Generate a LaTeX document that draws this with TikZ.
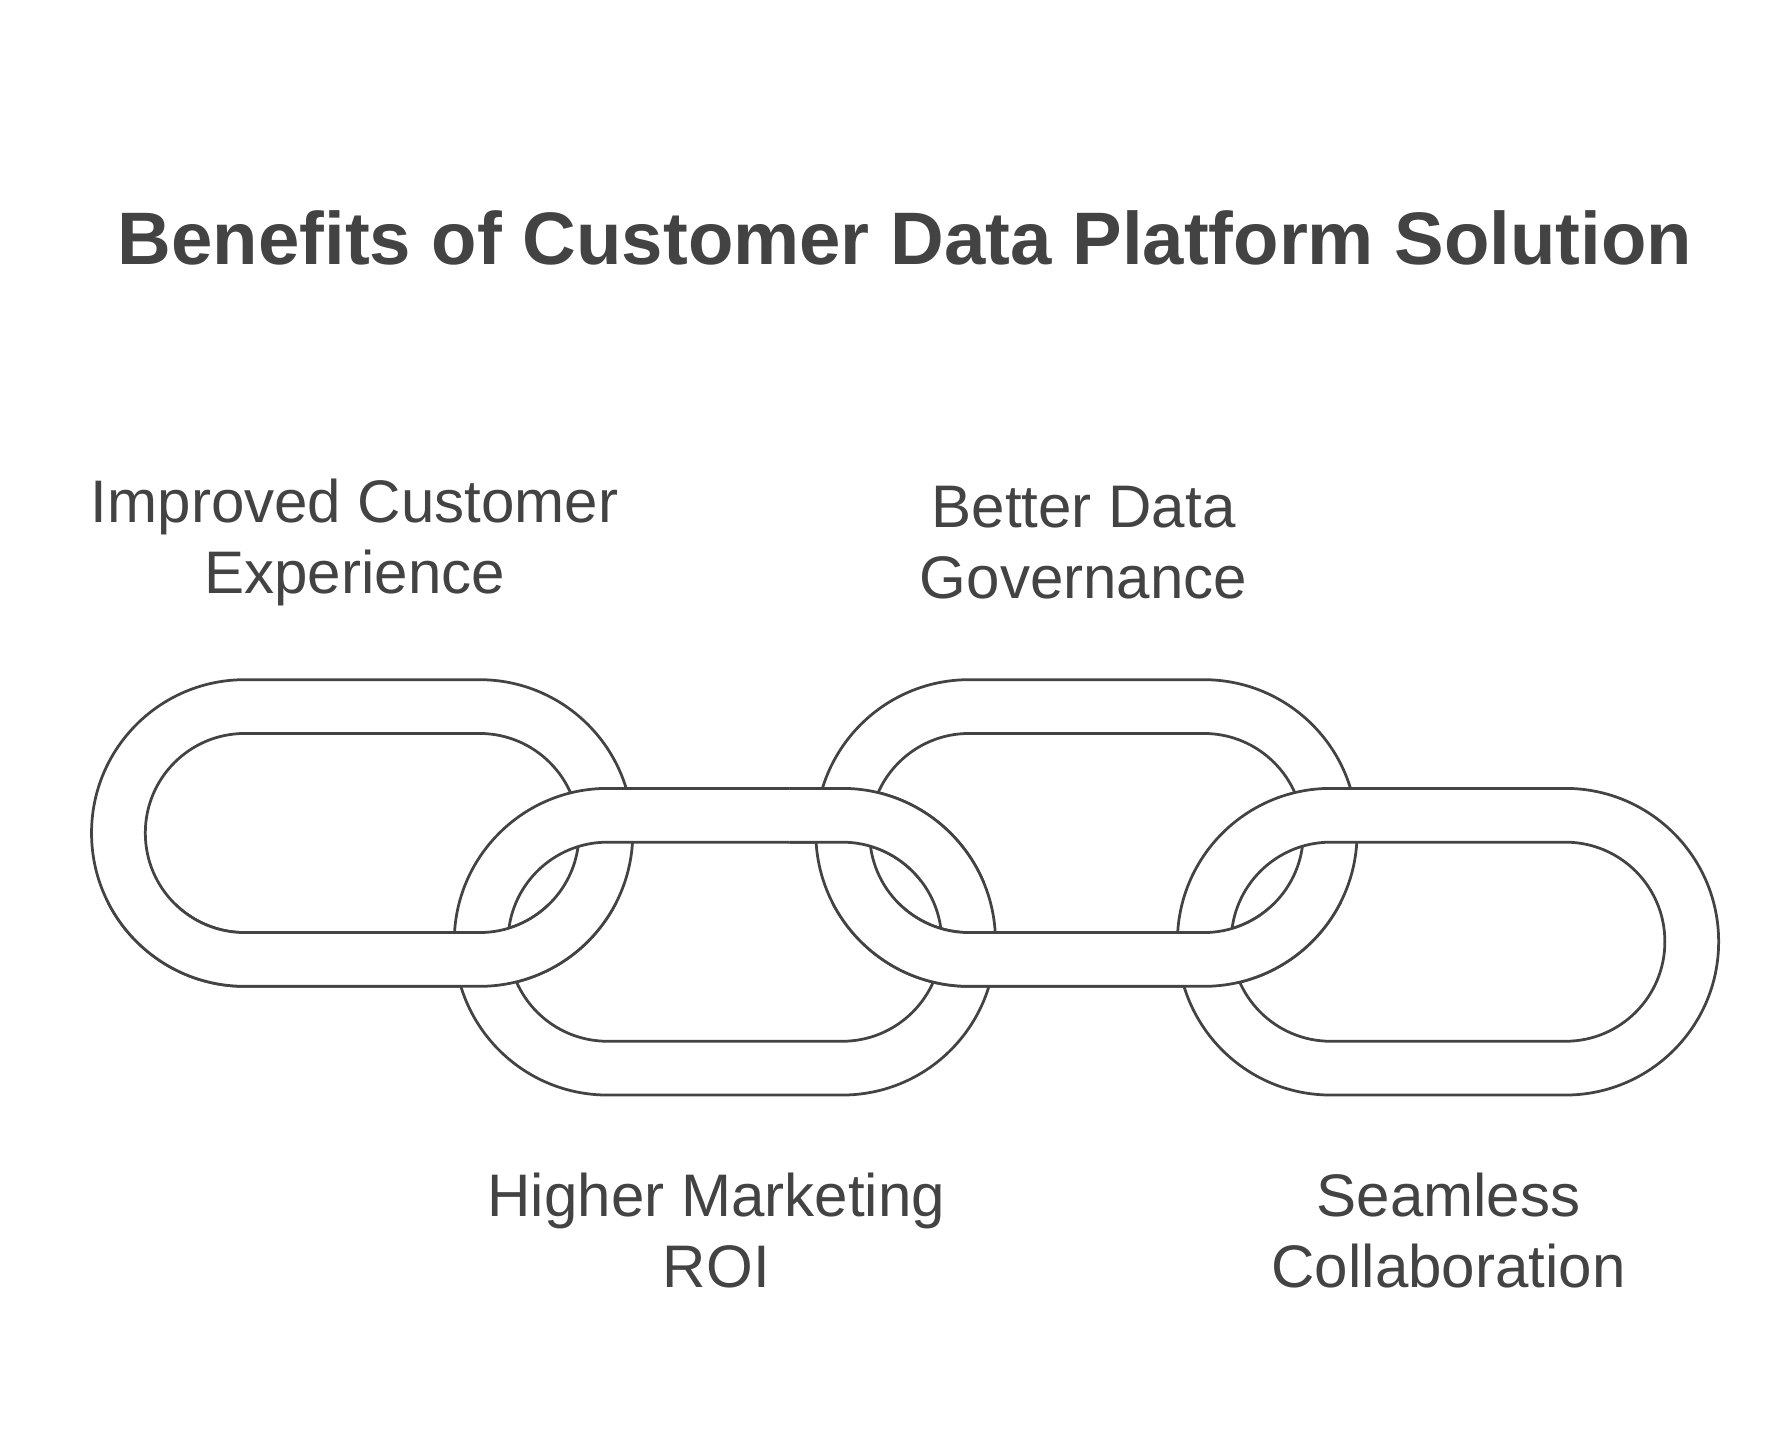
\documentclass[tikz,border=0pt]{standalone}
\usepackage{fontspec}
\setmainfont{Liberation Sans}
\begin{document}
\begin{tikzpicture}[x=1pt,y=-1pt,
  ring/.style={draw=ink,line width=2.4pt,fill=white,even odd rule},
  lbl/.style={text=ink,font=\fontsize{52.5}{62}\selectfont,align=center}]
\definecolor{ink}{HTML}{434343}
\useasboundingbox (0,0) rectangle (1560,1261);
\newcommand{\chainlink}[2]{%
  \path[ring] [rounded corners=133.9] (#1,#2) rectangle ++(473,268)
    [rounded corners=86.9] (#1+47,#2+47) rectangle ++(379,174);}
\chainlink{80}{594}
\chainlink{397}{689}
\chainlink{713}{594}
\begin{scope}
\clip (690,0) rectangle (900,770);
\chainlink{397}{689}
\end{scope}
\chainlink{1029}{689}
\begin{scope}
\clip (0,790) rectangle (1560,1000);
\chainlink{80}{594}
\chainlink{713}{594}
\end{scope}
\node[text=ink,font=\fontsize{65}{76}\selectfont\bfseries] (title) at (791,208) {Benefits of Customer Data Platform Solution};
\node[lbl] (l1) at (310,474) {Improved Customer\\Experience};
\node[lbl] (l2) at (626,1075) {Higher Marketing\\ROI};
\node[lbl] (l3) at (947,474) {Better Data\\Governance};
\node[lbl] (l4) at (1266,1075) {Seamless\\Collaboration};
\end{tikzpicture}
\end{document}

----

Go through the listing above and write it out again exactly, dropping the pictures.

### OUTPUT BELOW
Generate a LaTeX document that draws this with TikZ.
\documentclass[tikz,border=0pt]{standalone}
\usepackage{fontspec}
\setmainfont{Liberation Sans}
\begin{document}
\begin{tikzpicture}[x=1pt,y=-1pt,
  ring/.style={draw=ink,line width=2.4pt,fill=white,even odd rule},
  lbl/.style={text=ink,font=\fontsize{52.5}{62}\selectfont,align=center}]
\definecolor{ink}{HTML}{434343}
\useasboundingbox (0,0) rectangle (1560,1261);
\newcommand{\chainlink}[2]{%
  \path[ring] [rounded corners=133.9] (#1,#2) rectangle ++(473,268)
    [rounded corners=86.9] (#1+47,#2+47) rectangle ++(379,174);}
\chainlink{80}{594}
\chainlink{397}{689}
\chainlink{713}{594}
\begin{scope}
\clip (690,0) rectangle (900,770);
\chainlink{397}{689}
\end{scope}
\chainlink{1029}{689}
\begin{scope}
\clip (0,790) rectangle (1560,1000);
\chainlink{80}{594}
\chainlink{713}{594}
\end{scope}
\node[text=ink,font=\fontsize{65}{76}\selectfont\bfseries] (title) at (791,208) {Benefits of Customer Data Platform Solution};
\node[lbl] (l1) at (310,474) {Improved Customer\\Experience};
\node[lbl] (l2) at (626,1075) {Higher Marketing\\ROI};
\node[lbl] (l3) at (947,474) {Better Data\\Governance};
\node[lbl] (l4) at (1266,1075) {Seamless\\Collaboration};
\end{tikzpicture}
\end{document}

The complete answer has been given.